Я вызвала врача. Он определил: дистрофия. Написал справку. С помощью этой бумажки сценарный отдел выхлопотал Михаилу Михайловичу месячное питание из больницы Совнаркома. Такое обильное, что хватало на двоих. Но месяц прошел, нужно было оформлять право на получение питания по лимиту, а Михаил Михайлович вдруг заупрямился. Нужно было идти в торготдел, а он не хотел просить, не хотел писать. Говорил, что это неудобно — во время войны. Я сказала: «А удобно умирать во время войны в Алма-Ате от дистрофии?» И все-таки заставила написать в торготдел. Взяла записку и вот прихожу. Мне говорят: «Как? Зощенко в Алма-Ате уже год? А мы ничего не знаем. Вот о Маршаке знаем. Он каждый месяц приходит за дополнительными талонами на масло… Неужели Зощенко не знал о лимитах? Как странно…»
Если бы Михаил Михайлович позаботился раньше, то его отоваривали бы, как и других эвакуированных писателей, на пятьсот или двести пятьдесят, а теперь только на сто двадцать пять рублей. Впрочем, он рад был и этому. А тут вдобавок на «Мосфильме» открыли столовую — можно было брать на дом обеды. Казалось, с питанием наконец все уладилось. Но неожиданно пришли новые волнения. Произошел печальнейший случай. Одна из подавальщиц в этой столовой оказалась носительницей бактерий брюшного тифа. И некоторые из тех, кого она обслуживала, заболели. А ленинградского артиста Бориса Блинова, известного по фильмам «Чапаев» (он играл комиссара) и «Жди меня», врачам спасти так и не удалось. Не удалось спасти и актрису Магарилл — жену Козинцева. Всех, конечно, взволновало случившееся. Жалко артистов, но и за себя страшновато. Работники кинофабрики переживали тревожные дни. И Михаил Михайлович не был тут исключением.
Когда я приехала, Михаил Михайлович писал киносценарий «Трофим Бомба» (позже он был напечатан под названием «Солдатское счастье») и одновременно работал над своей «главной книгой» — «Перед восходом солнца». Он очень много над ней сидел, дорожил каждой свободной минутой. Просто изнурял себя. Потом я не раз слышала от самых разных людей: Зощенко, мол, сам виноват, что попал под разгром; с чего это он вдруг во время войны занялся «самокопанием»?
Слышать подобное для меня всегда было невыносимо. Какое там самокопание! Своей книгой он хотел помочь людям. Научить их, сообразуясь с собственным опытом, регулировать свою жизнь.
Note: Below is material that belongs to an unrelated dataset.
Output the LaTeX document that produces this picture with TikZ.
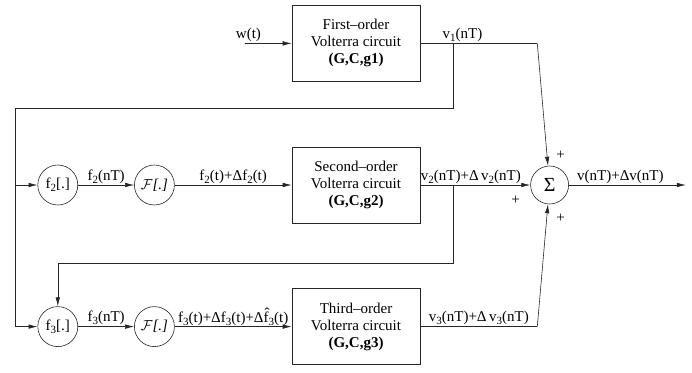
\documentclass[tikz,border=0pt]{standalone}
\usepackage{fontspec}
\setmainfont{Liberation Serif}
\usetikzlibrary{positioning,arrows.meta}

\newcommand{\lowsub}[1]{\raisebox{-0.45ex}{\fontsize{11}{11}\selectfont #1}}
\newcommand{\opF}{$\mathcal{F}$\textit{[.]}}

\tikzset{
  vbox/.style={draw=black!85, line width=0.6pt, minimum width=128pt, minimum height=76pt, align=center},
  op/.style={draw=black!85, line width=0.6pt, circle, minimum size=40pt, inner sep=0pt},
  sumop/.style={op, minimum size=38pt, font=\fontsize{20}{20}\selectfont},
  wire/.style={draw=black!85, line width=0.6pt},
  sig/.style={wire, -{Latex[length=9pt,width=4.5pt]}},
  lbl/.style={above, inner sep=1.5pt}
}

\begin{document}
\begin{tikzpicture}[x=1pt, y=-1pt, font=\fontsize{15}{17}\selectfont]
    \useasboundingbox (0,0) rectangle (692,372);

    % define nodes
    \node[vbox] (v2box) at (356,185) {Second--order\\Volterra circuit\\\textbf{(G,C,g2)}};
    \node[vbox, above=65pt of v2box] (v1box) {First--order\\Volterra circuit\\\textbf{(G,C,g1)}};
    \node[vbox, below=65pt of v2box] (v3box) {Third--order\\Volterra circuit\\\textbf{(G,C,g3)}};

    \node[op, left=117pt of v2box] (F2) {\opF};
    \node[op, left=56pt of F2] (f2) {f\lowsub{2}[.]};
    \node[op, left=117pt of v3box] (F3) {\opF};
    \node[op, left=56pt of F3] (f3) {f\lowsub{3}[.]};

    \node[sumop, right=110pt of v2box] (sum) {Σ};

    \coordinate[left=47pt of v1box] (win);
    \coordinate[right=117pt of v1box] (v1c);
    \coordinate[right=117pt of v3box] (v3c);
    \coordinate[right=33pt of v1box] (b1);
    \coordinate[right=33pt of v2box] (b2);
    \coordinate (fb1) at (15,108);
    \coordinate[below=78pt of b2] (fb2);
    \coordinate[right=117pt of sum] (out);

    % connect the nodes
    \draw[sig] (win) -- node[lbl, pos=0.08] {w(t)} (v1box);
    \draw[wire] (v1box) -- node[lbl, pos=0.36] {v\lowsub{1}(nT)} (v1c);
    \draw[sig] (v1c) -- (sum);

    \draw[sig] (f2) -- node[lbl] {f\lowsub{2}(nT)} (F2);
    \draw[sig] (F2) -- node[lbl] {f\lowsub{2}(t)+Δf\lowsub{2}(t)} (v2box);
    \draw[sig] (v2box) -- node[lbl, pos=0.46] {v\lowsub{2}(nT)+Δ\,v\lowsub{2}(nT)} (sum);
    \draw[sig] (sum) -- node[lbl, pos=0.44] {v(nT)+Δv(nT)} (out);

    \draw[sig] (f3) -- node[lbl] {f\lowsub{3}(nT)} (F3);
    \draw[sig] (F3) -- node[lbl, inner sep=0.5pt] {f\lowsub{3}(t)+Δf\lowsub{3}(t)+Δ\^{f}\lowsub{3}(t)} (v3box);
    \draw[wire] (v3box) -- node[lbl] {v\lowsub{3}(nT)+Δ\,v\lowsub{3}(nT)} (v3c);
    \draw[sig] (v3c) -- (sum);

    % feedback paths
    \draw[sig] (b1) |- (fb1) |- (f3);
    \draw[sig] (fb1 |- f2) -- (f2);
    \draw[sig] (b2) -- (fb2) -| (f3);

    % signs
    \node (p1) at ([shift={(11,-30)}]sum.center) {+};
    \node (p2) at ([shift={(-34,15)}]sum.center) {+};
    \node (p3) at ([shift={(11,33)}]sum.center) {+};

\end{tikzpicture}
\end{document}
Он понимал, что книга его — не ко времени. Но что ему было делать? Он говорил, что у него плохое сердце и он страшно боится умереть, не закончив книгу. А сердце у него действительно было очень больное. Как-то у него началось воспаление среднего уха. Пришла врач, захотела его прослушать, а он не дает, не разрешает даже прикоснуться к груди. Видимо, боялся услышать что-то такое, чего не хотел знать. Все же она его уговорила, а потом шепнула мне, уходя, что с таким сердцем его надо держать под стеклянным колпаком.
Какая же это была мука — видеть, что у него начинается приступ, и быть бессильной помочь! Сколько же это раз было: идем по улице, вдруг он становится бледным, в глазах испуг, и говорит еле слышно: «Мне надо постоять. Повернись, как будто ты шла мне навстречу, и вот мы с тобой встретились, разговариваем…» Он не хотел, чтобы люди увидели его в этом состоянии. В центре города всегда топталась масса знакомых, и он стеснялся предстать перед ними больным и слабым.
Видимо, не только по свойству характера, но и из опасения, что может нежданно-негаданно схватить сердце и его застанут в неподобающе жалком виде, Михаил Михайлович почти всегда отказывался от приглашений, которые наперебой получал от писателей, режиссеров, артистов. Правда, помню, что бывал у Юзовского. С ним Михаил Михайлович был, пожалуй, наиболее близок и доверителен. Однажды ходили к Борису Чиркову, который играл на гитаре и пел популярные тогда песни. Послушали и вскоре ушли. Как-то пригласил Сергей Эйзенштейн. Михаил Михайлович долго отговаривался, ссылаясь на нездоровье. Но Эйзенштейн очень настаивал. Тогда Михаил Михайлович «выдвинул» новый аргумент: он-де сейчас в таком состоянии, при котором ему тяжело находиться среди людей. Он был уверен, что у Сергея Михайловича соберутся гости. Эйзенштейн сказал: «Никого не будет. Просто я очень хочу видеть вас у себя». Пришлось пойти.